Testing sites can become a bit of a zoo, and the job of bringing some order to the chaos is one that often falls to medical assistants.

1. The Number One Most Likely Role for MAs is on the Periphery as the Drive-Through Screener

Screeners are the first staff in contact with the people coming in, but only light PPE is required because you won’t be getting too close! Instead, your job is to collect information and verify that the person is eligible for testing. At some sites, appointments are required, and if so, the screen verifies the person is on the schedule and checks off that they have arrived, while notifying the testing station that the next person to be tested is in the queue.

In other areas, testing remains limited and only people with possible symptoms, or who work in certain jobs are eligible. It will be your job to validate that before sending them on to the testing station, or, if they are not, directing them back out through the exit and providing information on how or when they will be eligible for testing.

Screeners may also be prepared to answer other questions about the testing process or even about COVID-19 in general since they will have the most interaction with patients.

The most important part of the job, though, is data collection. Personal information has to be collected so that the person can be contacted if the test comes back positive.

It’s a terrible feeling to get a positive test result back from the lab only to find that the person’s phone number is illegible or missing a digit – this happens more often than you might imagine. Many facilities are going with digital data collection to prevent this kind of thing from happening, so get your hunting and pecking fingers ready to handle an iPad for your twelve-hour shift!

2. The Prepper is Closer to the Action, Positioned at the Actual Testing Station

In some sites, where self-collection is used, the prepper and swabber roles are combined so only one person is stationed there.

At other sites, however, the prepper works as the clean side of the two-man team. That means you will only interact with sterile, non-contaminated supplies and tasks and only light PPE are required: a mask and gloves are probably fine.

The prepper handles all the test equipment preparation, unpacking the sterile swabs and collection and preservation of media tubes, laying out drapes, and putting labels on the test kit for processing. Part of the process is also a check on the screener; the prepper has to verify the personal information collected at the first step.

The prepper may also be responsible for safely packaging the test media after the swab has been collected and storing it in a refrigerator or getting to the lab via currier, depending on how the site is set up.

3. The Swabber is in the Thick of It, Working on the Dirty Side of the Testing Process

Handling potentially infectious materials and any necessary patient contact are the duties that fall to the swabber. Not all facilities will allow self-collection despite the fact that it’s approved by the FDA, so you may well find yourself playing nasal swizzle stick with patients. You’ll need to dress in full PPE for the event, including:

  • Gown
  • Gloves
  • Goggles or face shield
  • N95 respirator or close-fitting mask

Beyond the basic risk of infection with COVID-19, swabbers have to be prepared for other incidental clinical catastrophes… those inevitable errors where an errant swab triggers a nosebleed, or the provocation of the gag reflex initiates a vomit blast coming out the window. Being quick on your feet with an emesis basin and keeping a sterile drape handy can save you a lot of drama.

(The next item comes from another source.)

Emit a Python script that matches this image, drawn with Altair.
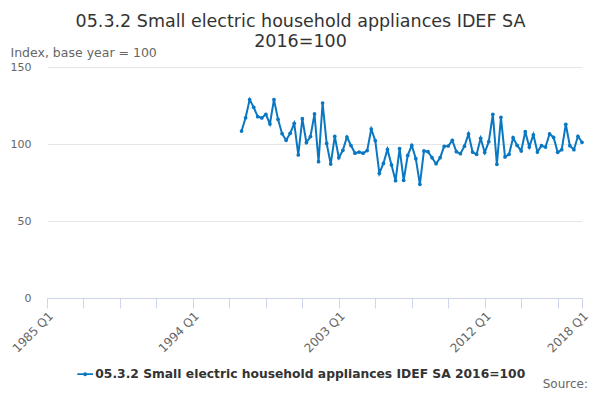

In places where self-collection is allowed, you’ll keep all the equipment but fall back to a less invasive role. In those cases, it will be your job to supervise the patient and ensure that they perform the procedure correctly themselves. You’ll still be the one taking the sample swab and packaging it in the transport media, as well as dealing with any procedural failures.

Taken together with traffic control, logistical support, and other facilities staff, these roles that medical assistants can fill make up the backbone of a drive-through testing effort. In the coming months, thousands and perhaps millions of Americans will filter through such test sites, coming away with peace of mind or access to the kind of life-saving medical care they may need to get through a COVID-19 infection.